Ichieisai Yoshitsuya I (?)
Japanese, 1822-1866

Scene from a Kabuki Play, ca. 1866?
Published by Oshimaya Sayemon (?)
With censor's aratame seal
incorporated with date seal

Nishki-e (color woodblock print)
Oban format

Museum Collection

There were two Yoshitsuyas. Yoshitsuya I was, like Yoshitoshi, the pupil of the strenuously and sometimes militantly imaginative Kuniyoshi. In this richly enigmatic print, a triumphant and perhaps supernatural being bestrides a fallen male warrior, whose dress and contorted posture make him look like an anxious spider.

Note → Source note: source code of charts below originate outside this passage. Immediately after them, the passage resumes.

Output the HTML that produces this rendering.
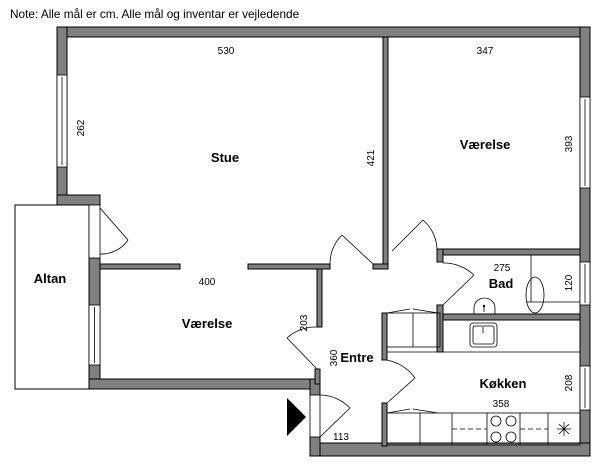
<!DOCTYPE html>
<html><head><meta charset="utf-8"><style>
html,body{margin:0;padding:0;background:#fff;}
svg{display:block;}
text{font-family:"Liberation Sans",sans-serif;fill:#000;}
.w{fill:#808080;stroke:#000;stroke-width:1;}
.l{fill:none;stroke:#000;stroke-width:0.8;}
.win{fill:#fff;stroke:#000;stroke-width:0.8;}
.b{font-weight:bold;font-size:13px;}
.d{font-size:10px;}
</style></head><body>
<svg width="600" height="464" viewBox="0 0 600 464" xmlns="http://www.w3.org/2000/svg">
<text x="10" y="18" font-size="11.8">Note: Alle mål er cm. Alle mål og inventar er vejledende</text>

<rect x="15" y="205" width="74" height="184" fill="#fff" stroke="#000" stroke-width="1"/>

<rect class="w" x="57" y="27" width="533" height="10"/>
<rect class="w" x="57" y="27" width="10" height="168"/>
<rect class="w" x="57" y="195" width="43" height="10"/>
<rect class="w" x="89" y="258" width="11" height="131"/>
<rect class="w" x="89" y="379" width="231" height="10"/>
<rect class="w" x="580" y="27" width="10" height="429"/>
<rect class="w" x="310" y="443" width="280" height="13"/>
<rect class="w" x="310" y="437" width="10" height="19"/>
<rect class="w" x="310" y="379" width="10" height="16"/>
<rect class="w" x="315" y="369" width="5" height="15"/>

<rect class="win" x="57" y="75" width="10" height="92"/><line class="l" x1="62" y1="77" x2="62" y2="165"/>
<rect class="win" x="89" y="305" width="11" height="60"/><line class="l" x1="94.5" y1="307" x2="94.5" y2="363"/>
<rect class="win" x="580" y="97" width="10" height="91"/><line class="l" x1="585" y1="99" x2="585" y2="186"/>
<rect class="win" x="580" y="262" width="10" height="43"/><line class="l" x1="585" y1="264" x2="585" y2="303"/>
<rect class="win" x="580" y="366" width="10" height="44"/><line class="l" x1="585" y1="368" x2="585" y2="408"/>

<rect class="win" x="89" y="205" width="11" height="53"/>
<line class="l" x1="100" y1="208" x2="128" y2="240"/>
<path class="l" d="M128,240 A32,32 0 0 1 100,254"/>

<rect class="w" x="383" y="37" width="5" height="232"/>
<rect class="w" x="373" y="264" width="15" height="5"/>
<rect class="w" x="100" y="264" width="80" height="5"/>
<rect class="w" x="248" y="264" width="82" height="5"/>
<rect class="w" x="317" y="269" width="5" height="58"/>
<line class="l" x1="373" y1="264" x2="342" y2="235"/>
<path class="l" d="M342,235 A40,40 0 0 0 330,264"/>
<line class="l" x1="392" y1="251" x2="423" y2="220"/>
<path class="l" d="M423,220 A40,40 0 0 1 437,251"/>
<line class="l" x1="317" y1="369" x2="287" y2="338"/>
<path class="l" d="M287,338 A42,42 0 0 1 317,327"/>

<rect class="w" x="437" y="249" width="143" height="6"/>
<rect class="w" x="437" y="249" width="6" height="13"/>
<rect class="w" x="437" y="305" width="6" height="47"/>
<rect class="w" x="443" y="314" width="137" height="6"/>
<path class="l" d="M443,263 A44,44 0 0 1 474,275"/>
<line class="l" x1="474" y1="275" x2="443" y2="305"/>
<line class="l" x1="531" y1="255" x2="531" y2="302"/>
<line class="l" x1="526" y1="302" x2="580" y2="302"/>
<ellipse class="l" cx="535" cy="295" rx="9" ry="18"/>
<path class="l" d="M474,314 L474,308 A10.5,10 0 0 1 495,308 L495,314"/>
<circle cx="484" cy="306" r="1.2"/><line class="l" x1="484" y1="306" x2="484" y2="312"/>

<rect class="w" x="382" y="313" width="5" height="47"/>
<rect class="w" x="382" y="403" width="5" height="43"/>
<rect class="l" x="387" y="313" width="53" height="34"/>
<line class="l" x1="413" y1="313" x2="413" y2="347"/>
<path class="l" d="M387,313 L410,309 M413,309 L438,313"/>
<line class="l" x1="387" y1="352" x2="580" y2="352"/>
<rect class="l" x="470" y="323" width="27" height="24" rx="3"/>
<rect class="l" x="473" y="326" width="21" height="18" rx="2"/>
<line class="l" x1="483" y1="327" x2="483" y2="333"/>
<path class="l" d="M386,360 A44,44 0 0 1 415,378"/>
<line class="l" x1="415" y1="378" x2="387" y2="403"/>
<rect class="l" x="387" y="413" width="193" height="32"/>
<line class="l" x1="420" y1="413" x2="420" y2="445"/>
<line class="l" x1="452" y1="413" x2="452" y2="445"/>
<line class="l" x1="487" y1="413" x2="487" y2="445"/>
<line class="l" x1="520" y1="413" x2="520" y2="445"/>
<line class="l" x1="548" y1="413" x2="548" y2="445"/>
<path class="l" d="M387,413 L410,409 M413,409 L438,413"/>
<line class="l" x1="452" y1="429" x2="487" y2="429" stroke-dasharray="5,3"/>
<line class="l" x1="520" y1="429" x2="548" y2="429" stroke-dasharray="5,3"/>
<circle class="l" cx="496" cy="421" r="5"/><circle class="l" cx="511" cy="421" r="5"/>
<circle class="l" cx="496" cy="437" r="5"/><circle class="l" cx="511" cy="437" r="5"/>
<path class="l" d="M557,429 h14 M564,422 v14 M559,424 l10,10 M569,424 l-10,10"/>

<rect class="win" x="310" y="395" width="10" height="42"/>
<line class="l" x1="320" y1="437" x2="350" y2="408"/>
<path class="l" d="M350,408 A42,42 0 0 0 320,395"/>
<polygon points="287,398 306,417 287,436" fill="#000"/>

<text class="b" x="225" y="162" text-anchor="middle">Stue</text>
<text class="b" x="485" y="149" text-anchor="middle">Værelse</text>
<text class="b" x="50" y="283" text-anchor="middle">Altan</text>
<text class="b" x="207" y="328" text-anchor="middle">Værelse</text>
<text class="b" x="357" y="362" text-anchor="middle">Entre</text>
<text class="b" x="501" y="288" text-anchor="middle">Bad</text>
<text class="b" x="503" y="388" text-anchor="middle">Køkken</text>
<text class="d" x="226" y="54" text-anchor="middle">530</text>
<text class="d" x="485" y="54" text-anchor="middle">347</text>
<text class="d" x="207" y="285" text-anchor="middle">400</text>
<text class="d" x="502" y="271" text-anchor="middle">275</text>
<text class="d" x="501" y="407" text-anchor="middle">358</text>
<text class="d" x="341" y="440" text-anchor="middle">113</text>
<text class="d" transform="translate(84,128) rotate(-90)" text-anchor="middle">262</text>
<text class="d" transform="translate(374,158) rotate(-90)" text-anchor="middle">421</text>
<text class="d" transform="translate(572,144) rotate(-90)" text-anchor="middle">393</text>
<text class="d" transform="translate(307,323) rotate(-90)" text-anchor="middle">203</text>
<text class="d" transform="translate(337,358) rotate(-90)" text-anchor="middle">360</text>
<text class="d" transform="translate(572,283) rotate(-90)" text-anchor="middle">120</text>
<text class="d" transform="translate(572,383) rotate(-90)" text-anchor="middle">208</text>
</svg>
</body></html>
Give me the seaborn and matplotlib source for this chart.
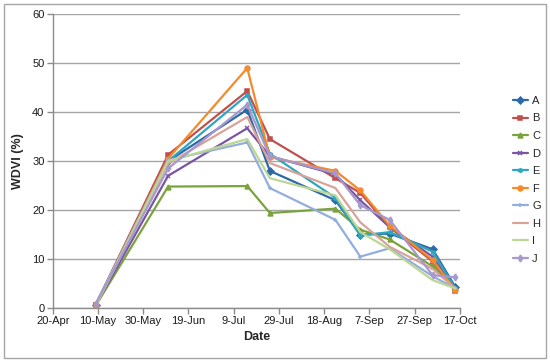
import pandas as pd
import matplotlib
matplotlib.use("Agg")
import matplotlib.pyplot as plt
import matplotlib.dates as mdates
from matplotlib.patches import Rectangle
import seaborn as sns

# sampling dates
dates = ["2012-05-09", "2012-06-10", "2012-07-15", "2012-07-25", "2012-08-23",
         "2012-09-03", "2012-09-16", "2012-10-05", "2012-10-15"]

series = ["A", "B", "C", "D", "E", "F", "G", "H", "I", "J"]

A = [0.7, 30.0, 40.5, 28.0, 22.0, 15.0, 15.2, 12.0, 4.3]
B = [0.7, 31.3, 44.3, 34.5, 26.5, 23.5, 16.5, 9.5, 3.5]
C = [0.5, 24.8, 24.9, 19.4, 20.3, 16.0, 14.0, 8.5, 4.0]
D = [0.6, 27.0, 36.7, 31.0, 27.3, 22.0, 16.5, 10.5, 4.0]
E = [0.7, 30.0, 43.5, 31.5, 22.5, 14.8, 15.5, 11.5, 4.0]
F = [0.6, 30.5, 49.0, 30.8, 28.0, 24.0, 16.8, 9.8, 3.7]
G = [0.8, 30.2, 33.8, 24.5, 18.0, 10.5, 12.2, 6.5, 4.0]
H = [0.6, 29.5, 39.0, 29.6, 24.5, 17.5, 12.5, 8.0, 4.0]
I = [0.5, 30.0, 34.5, 26.5, 23.0, 15.5, 12.0, 5.7, 4.0]
J = [0.9, 28.5, 41.5, 31.0, 27.5, 21.0, 18.0, 6.7, 6.3]

values = [A, B, C, D, E, F, G, H, I, J]

colors = {"A": "#2a6aa6", "B": "#c0504d", "C": "#7aa33e", "D": "#7a55a2",
          "E": "#2ea6c0", "F": "#f38a2e", "G": "#93aede", "H": "#d9a39a",
          "I": "#bcd694", "J": "#a799cc"}
markers = {"A": "D", "B": "s", "C": "^", "D": "x", "E": (6, 2, 0),
           "F": "o", "G": "+", "H": "", "I": "", "J": "d"}

rows = []
for name, vals in zip(series, values):
    for d, v in zip(dates, vals):
        rows.append({"date": pd.Timestamp(d), "wdvi": v, "series": name})
df = pd.DataFrame(rows)

sns.set_style("white")
plt.rcParams["font.family"] = ["Liberation Sans", "DejaVu Sans"]

fig = plt.figure(figsize=(5.5, 3.62), dpi=100)
ax = fig.add_axes([0.096, 0.149, 0.74, 0.812])

for name in series:
    sub = df[df["series"] == name]
    sns.lineplot(data=sub, x="date", y="wdvi", color=colors[name],
                 marker=markers[name], markersize=3.5, markeredgewidth=1.1,
                 markeredgecolor=colors[name], linewidth=1.6, label=name, ax=ax)

ax.set_xlim(pd.Timestamp("2012-04-20"), pd.Timestamp("2012-10-17"))
ax.set_ylim(0, 60)
ax.set_yticks(range(0, 61, 10))
ax.set_xticks(pd.date_range("2012-04-20", "2012-10-17", freq="20D"))
ax.xaxis.set_major_formatter(mdates.DateFormatter("%-d-%b"))

ax.grid(axis="y", color="#a6a6a6", linewidth=1)
ax.grid(axis="x", visible=False)
ax.set_axisbelow(True)
for s in ["top", "right"]:
    ax.spines[s].set_visible(False)
for s in ["left", "bottom"]:
    ax.spines[s].set_color("#8c8c8c")
    ax.spines[s].set_linewidth(1)
ax.tick_params(axis="both", direction="out", length=4, width=1, color="#8c8c8c",
               labelsize=8, labelcolor="#1a1a1a", pad=2)
ax.tick_params(axis="x", bottom=True)
ax.tick_params(axis="y", left=True)

ax.set_xlabel("Date", fontsize=9, fontweight="bold", labelpad=3)
ax.set_ylabel("WDVI (%)", fontsize=9, fontweight="bold", labelpad=6)

handles, labels = ax.get_legend_handles_labels()
ax.legend(handles, labels, loc="center left", bbox_to_anchor=(0.933, 0.503),
          bbox_transform=fig.transFigure, frameon=False, fontsize=8,
          handlelength=1.3, handletextpad=0.4, labelspacing=0.68,
          borderpad=0, borderaxespad=0)

fig.patches.append(Rectangle((4 / 550, 4 / 362), 542 / 550, 354 / 362,
                             transform=fig.transFigure, fill=False,
                             edgecolor="#a6a6a6", linewidth=1))

fig.savefig("out.png", dpi=100)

Spider-spirits are a part of Japanese legend and are usually evil. Perhaps related to the Shinto aspect of Japan, spirits saturate Japanese culture, a transitional dimension between the human and the natural worlds, or between the human and heavenly worlds. Japanese prints fuse design and meaning. In the work of Kuniyoshi and his students, this exuberant fusion of spiraling patterns may result in a compacted magic and beauty.
The ambiguity of gender in this print is not unheard of on the Kabuki stage or in Japanese prints. Such ambiguity sustains the theme of this exhibition. The hand gesture of the standing figure is a mudra signifying a magical transformation.